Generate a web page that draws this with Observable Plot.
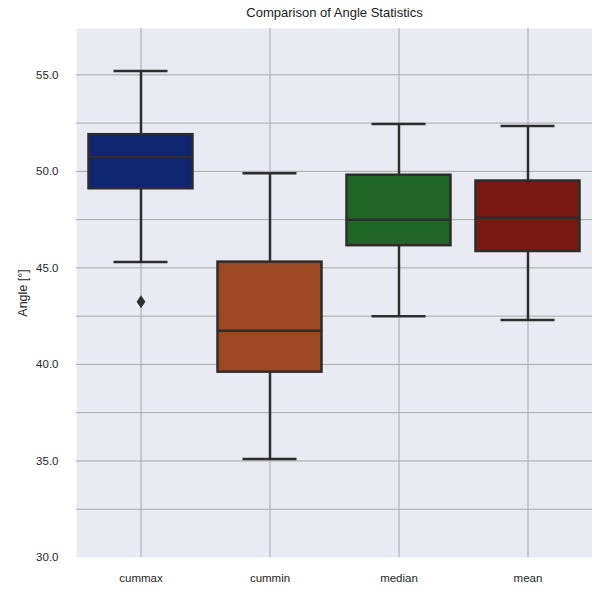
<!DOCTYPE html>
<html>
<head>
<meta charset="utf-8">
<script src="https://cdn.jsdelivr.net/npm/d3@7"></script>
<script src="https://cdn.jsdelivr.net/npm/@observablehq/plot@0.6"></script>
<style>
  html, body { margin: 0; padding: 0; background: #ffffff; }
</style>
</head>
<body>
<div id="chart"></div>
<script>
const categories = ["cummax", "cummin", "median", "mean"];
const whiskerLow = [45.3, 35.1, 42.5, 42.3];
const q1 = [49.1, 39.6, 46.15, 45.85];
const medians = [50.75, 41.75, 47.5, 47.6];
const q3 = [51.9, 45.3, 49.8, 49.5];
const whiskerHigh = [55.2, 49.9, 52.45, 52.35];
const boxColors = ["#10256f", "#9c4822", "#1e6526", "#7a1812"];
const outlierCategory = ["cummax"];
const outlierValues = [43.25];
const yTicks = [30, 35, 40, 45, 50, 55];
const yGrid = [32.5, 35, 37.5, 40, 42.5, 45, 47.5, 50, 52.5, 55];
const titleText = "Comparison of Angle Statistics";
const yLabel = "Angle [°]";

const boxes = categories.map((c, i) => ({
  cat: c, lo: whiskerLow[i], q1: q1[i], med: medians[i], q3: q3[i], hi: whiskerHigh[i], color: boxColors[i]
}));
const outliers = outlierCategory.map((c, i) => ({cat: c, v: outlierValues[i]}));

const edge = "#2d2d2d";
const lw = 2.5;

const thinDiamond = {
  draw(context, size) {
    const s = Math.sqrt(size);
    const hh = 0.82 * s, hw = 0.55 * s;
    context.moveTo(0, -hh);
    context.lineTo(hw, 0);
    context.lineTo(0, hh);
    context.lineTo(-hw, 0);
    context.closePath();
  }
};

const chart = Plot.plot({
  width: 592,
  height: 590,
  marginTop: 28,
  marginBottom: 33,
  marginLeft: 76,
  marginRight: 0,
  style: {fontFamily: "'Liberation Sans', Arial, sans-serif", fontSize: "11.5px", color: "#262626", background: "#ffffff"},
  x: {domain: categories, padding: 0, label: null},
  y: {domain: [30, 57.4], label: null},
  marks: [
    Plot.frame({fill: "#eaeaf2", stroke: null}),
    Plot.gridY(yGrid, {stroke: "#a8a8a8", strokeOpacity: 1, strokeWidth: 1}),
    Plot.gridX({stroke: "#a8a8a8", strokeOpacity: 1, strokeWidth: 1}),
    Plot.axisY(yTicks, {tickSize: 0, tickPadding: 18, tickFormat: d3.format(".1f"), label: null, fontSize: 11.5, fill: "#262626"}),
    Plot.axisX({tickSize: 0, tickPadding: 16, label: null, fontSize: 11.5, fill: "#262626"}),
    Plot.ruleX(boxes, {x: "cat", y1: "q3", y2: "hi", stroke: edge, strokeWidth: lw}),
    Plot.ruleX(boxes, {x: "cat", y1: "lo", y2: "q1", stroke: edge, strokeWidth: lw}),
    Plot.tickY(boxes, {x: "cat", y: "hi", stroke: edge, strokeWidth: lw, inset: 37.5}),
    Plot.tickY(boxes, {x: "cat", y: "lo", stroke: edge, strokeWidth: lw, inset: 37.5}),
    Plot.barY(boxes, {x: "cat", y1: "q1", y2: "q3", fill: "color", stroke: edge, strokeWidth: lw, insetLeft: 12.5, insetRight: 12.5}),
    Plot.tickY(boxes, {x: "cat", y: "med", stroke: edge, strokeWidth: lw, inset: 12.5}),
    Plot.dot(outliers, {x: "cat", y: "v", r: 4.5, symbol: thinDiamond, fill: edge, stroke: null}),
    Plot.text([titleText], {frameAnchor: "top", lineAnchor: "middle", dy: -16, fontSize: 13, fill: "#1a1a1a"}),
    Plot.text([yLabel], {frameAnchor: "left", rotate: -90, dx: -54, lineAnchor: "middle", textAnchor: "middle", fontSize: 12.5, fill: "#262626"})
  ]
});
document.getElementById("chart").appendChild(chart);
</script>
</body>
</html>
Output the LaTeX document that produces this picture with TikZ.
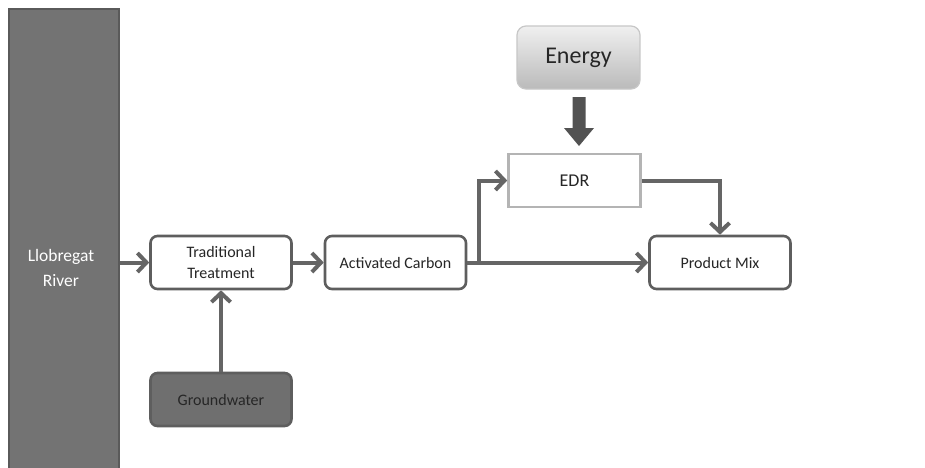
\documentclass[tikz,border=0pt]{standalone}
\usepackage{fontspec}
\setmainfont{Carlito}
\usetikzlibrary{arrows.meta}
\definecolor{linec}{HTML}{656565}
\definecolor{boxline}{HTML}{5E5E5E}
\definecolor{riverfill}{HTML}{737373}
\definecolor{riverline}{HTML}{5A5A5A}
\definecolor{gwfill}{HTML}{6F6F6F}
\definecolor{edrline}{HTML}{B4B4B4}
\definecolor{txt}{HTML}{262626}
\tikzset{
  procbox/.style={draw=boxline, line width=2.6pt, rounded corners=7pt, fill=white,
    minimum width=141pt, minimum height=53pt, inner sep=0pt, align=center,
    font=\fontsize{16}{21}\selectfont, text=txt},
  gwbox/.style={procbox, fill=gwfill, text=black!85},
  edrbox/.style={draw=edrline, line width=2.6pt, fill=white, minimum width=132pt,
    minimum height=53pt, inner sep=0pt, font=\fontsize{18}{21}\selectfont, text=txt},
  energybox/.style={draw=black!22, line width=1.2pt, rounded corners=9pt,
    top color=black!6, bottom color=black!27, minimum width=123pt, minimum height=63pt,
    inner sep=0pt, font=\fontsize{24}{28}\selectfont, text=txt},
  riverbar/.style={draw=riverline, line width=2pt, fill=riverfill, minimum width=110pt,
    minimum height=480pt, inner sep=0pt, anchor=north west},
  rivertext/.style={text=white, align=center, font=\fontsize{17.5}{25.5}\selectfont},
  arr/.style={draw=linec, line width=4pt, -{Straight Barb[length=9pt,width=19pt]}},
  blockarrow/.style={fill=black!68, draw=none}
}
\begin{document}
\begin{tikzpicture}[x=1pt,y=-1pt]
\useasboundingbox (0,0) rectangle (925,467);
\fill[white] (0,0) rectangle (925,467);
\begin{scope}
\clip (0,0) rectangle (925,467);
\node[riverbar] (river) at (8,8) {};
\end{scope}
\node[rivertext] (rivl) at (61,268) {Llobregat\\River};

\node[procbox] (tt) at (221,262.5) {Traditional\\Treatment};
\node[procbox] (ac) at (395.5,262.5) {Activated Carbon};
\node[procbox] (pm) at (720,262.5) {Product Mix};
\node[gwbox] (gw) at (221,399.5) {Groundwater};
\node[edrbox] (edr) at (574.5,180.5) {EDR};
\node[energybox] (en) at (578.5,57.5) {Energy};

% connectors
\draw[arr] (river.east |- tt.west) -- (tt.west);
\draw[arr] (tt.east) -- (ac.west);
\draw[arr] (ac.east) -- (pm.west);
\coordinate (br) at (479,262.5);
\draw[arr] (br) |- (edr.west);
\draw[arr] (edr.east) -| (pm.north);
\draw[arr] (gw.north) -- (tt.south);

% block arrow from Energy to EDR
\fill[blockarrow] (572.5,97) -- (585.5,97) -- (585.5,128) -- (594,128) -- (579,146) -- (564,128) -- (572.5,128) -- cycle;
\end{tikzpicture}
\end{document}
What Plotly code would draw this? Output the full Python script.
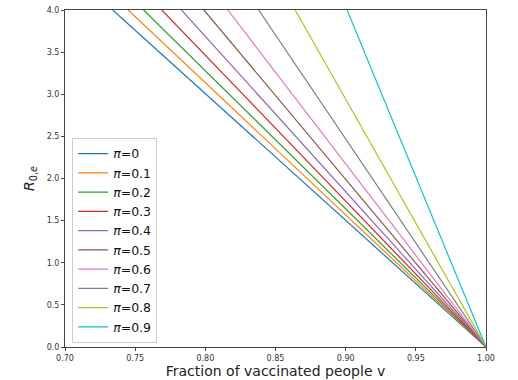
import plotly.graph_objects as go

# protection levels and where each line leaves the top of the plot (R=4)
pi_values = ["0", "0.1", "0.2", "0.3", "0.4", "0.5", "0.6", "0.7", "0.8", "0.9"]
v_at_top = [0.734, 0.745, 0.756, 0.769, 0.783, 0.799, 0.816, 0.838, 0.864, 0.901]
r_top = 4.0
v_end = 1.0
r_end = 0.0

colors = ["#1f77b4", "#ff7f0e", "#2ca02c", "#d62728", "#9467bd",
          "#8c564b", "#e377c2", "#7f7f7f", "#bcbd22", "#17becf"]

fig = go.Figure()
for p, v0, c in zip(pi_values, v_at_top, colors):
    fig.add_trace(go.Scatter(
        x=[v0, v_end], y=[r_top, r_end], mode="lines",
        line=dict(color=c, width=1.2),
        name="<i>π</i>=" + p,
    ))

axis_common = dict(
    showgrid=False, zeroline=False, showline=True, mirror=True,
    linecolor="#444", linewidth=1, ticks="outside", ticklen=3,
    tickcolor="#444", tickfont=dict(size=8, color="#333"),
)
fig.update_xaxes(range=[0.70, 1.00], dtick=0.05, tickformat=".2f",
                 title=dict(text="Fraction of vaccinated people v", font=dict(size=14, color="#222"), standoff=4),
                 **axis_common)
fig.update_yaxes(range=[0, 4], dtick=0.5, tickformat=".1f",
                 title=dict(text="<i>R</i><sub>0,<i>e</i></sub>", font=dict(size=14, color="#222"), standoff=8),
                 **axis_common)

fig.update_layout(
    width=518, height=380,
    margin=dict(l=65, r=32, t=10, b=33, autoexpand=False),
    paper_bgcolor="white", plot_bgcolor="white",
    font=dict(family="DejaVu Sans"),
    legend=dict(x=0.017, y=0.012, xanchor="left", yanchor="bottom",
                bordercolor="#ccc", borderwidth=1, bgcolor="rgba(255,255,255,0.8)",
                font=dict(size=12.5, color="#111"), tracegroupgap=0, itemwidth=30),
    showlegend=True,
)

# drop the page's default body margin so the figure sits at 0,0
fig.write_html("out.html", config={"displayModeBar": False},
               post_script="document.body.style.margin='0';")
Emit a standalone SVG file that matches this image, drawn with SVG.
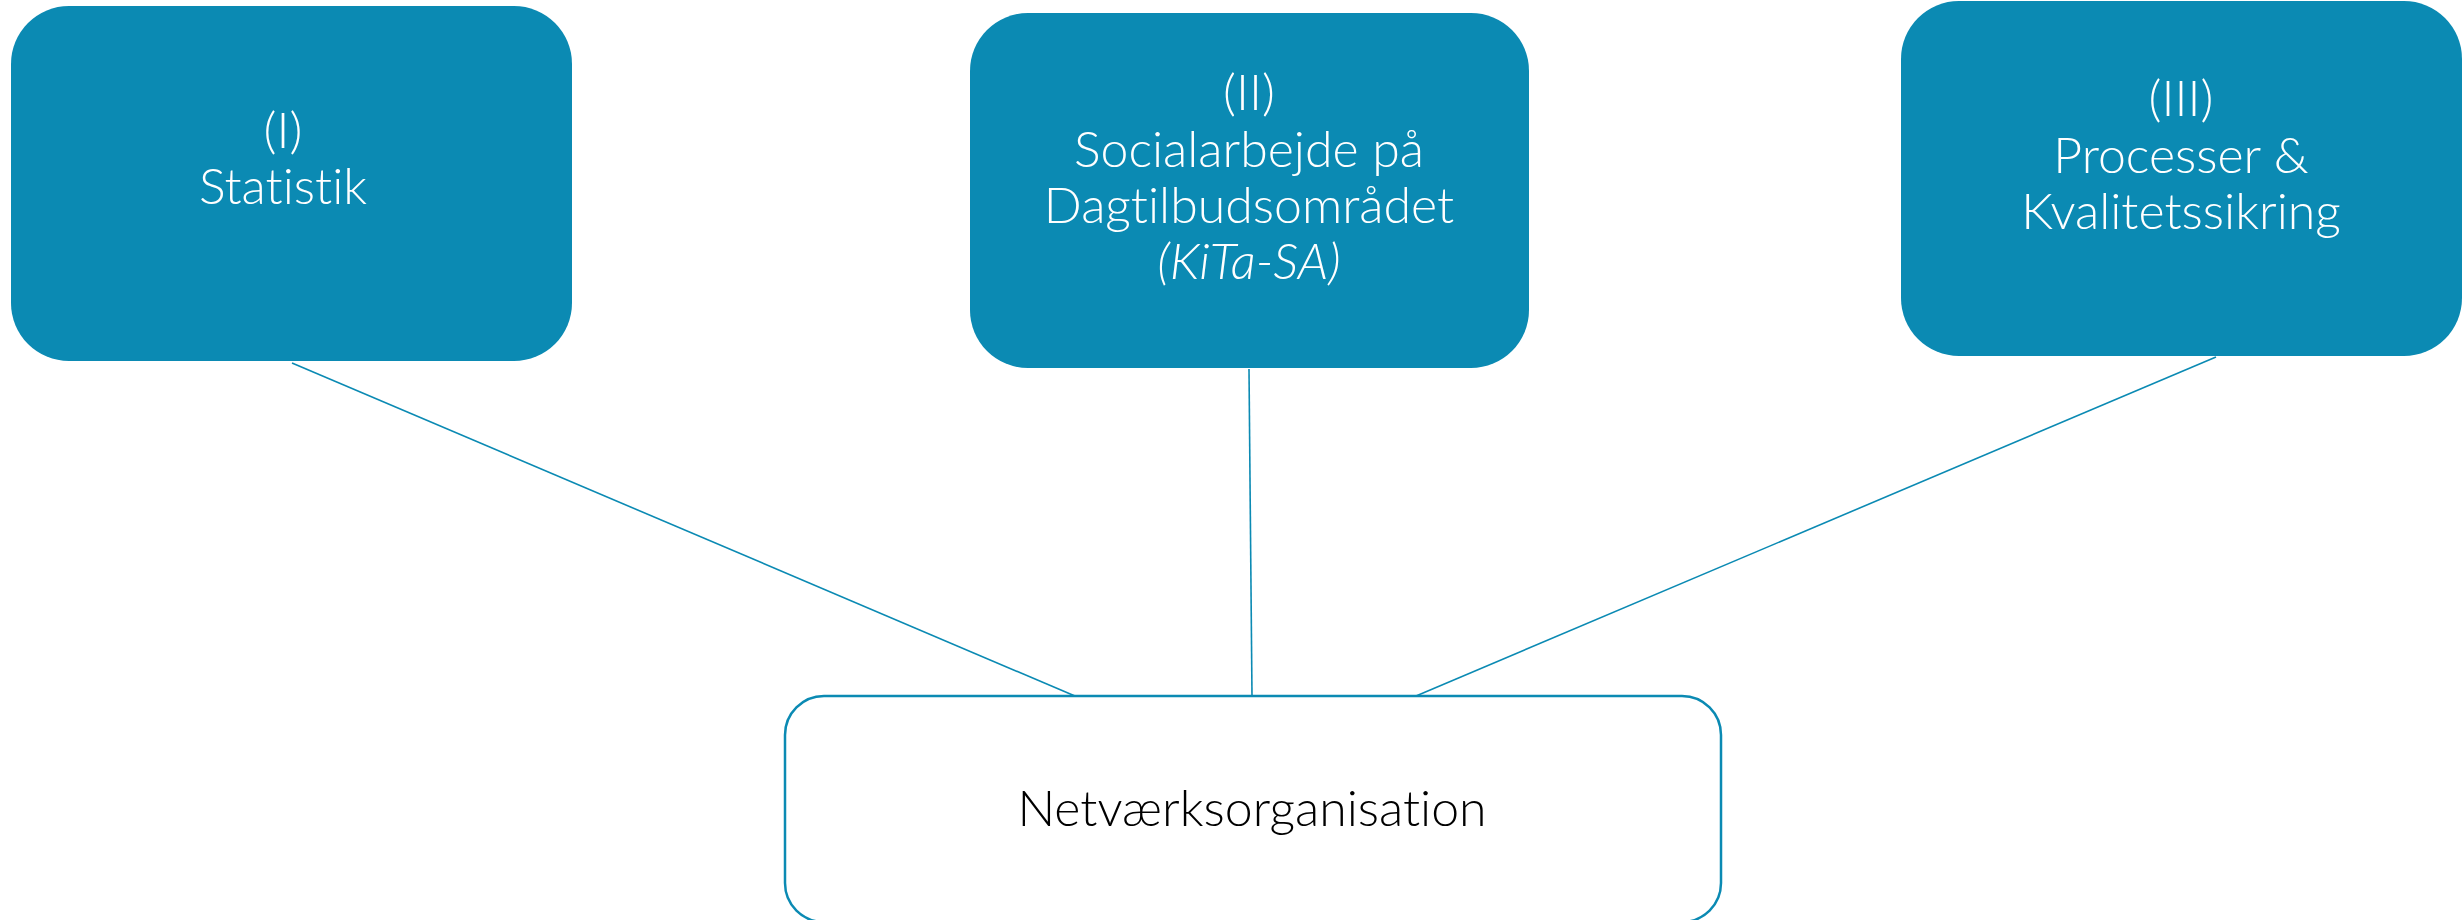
────────────────────
_Task goal_
Copy every line from the records above that contains the word "with".

_Output of the exercise_
Generate a web page that draws this with Observable Plot.
Output the LaTeX document that produces this picture with TikZ.
Emit a standalone SVG file that matches this image, drawn with SVG.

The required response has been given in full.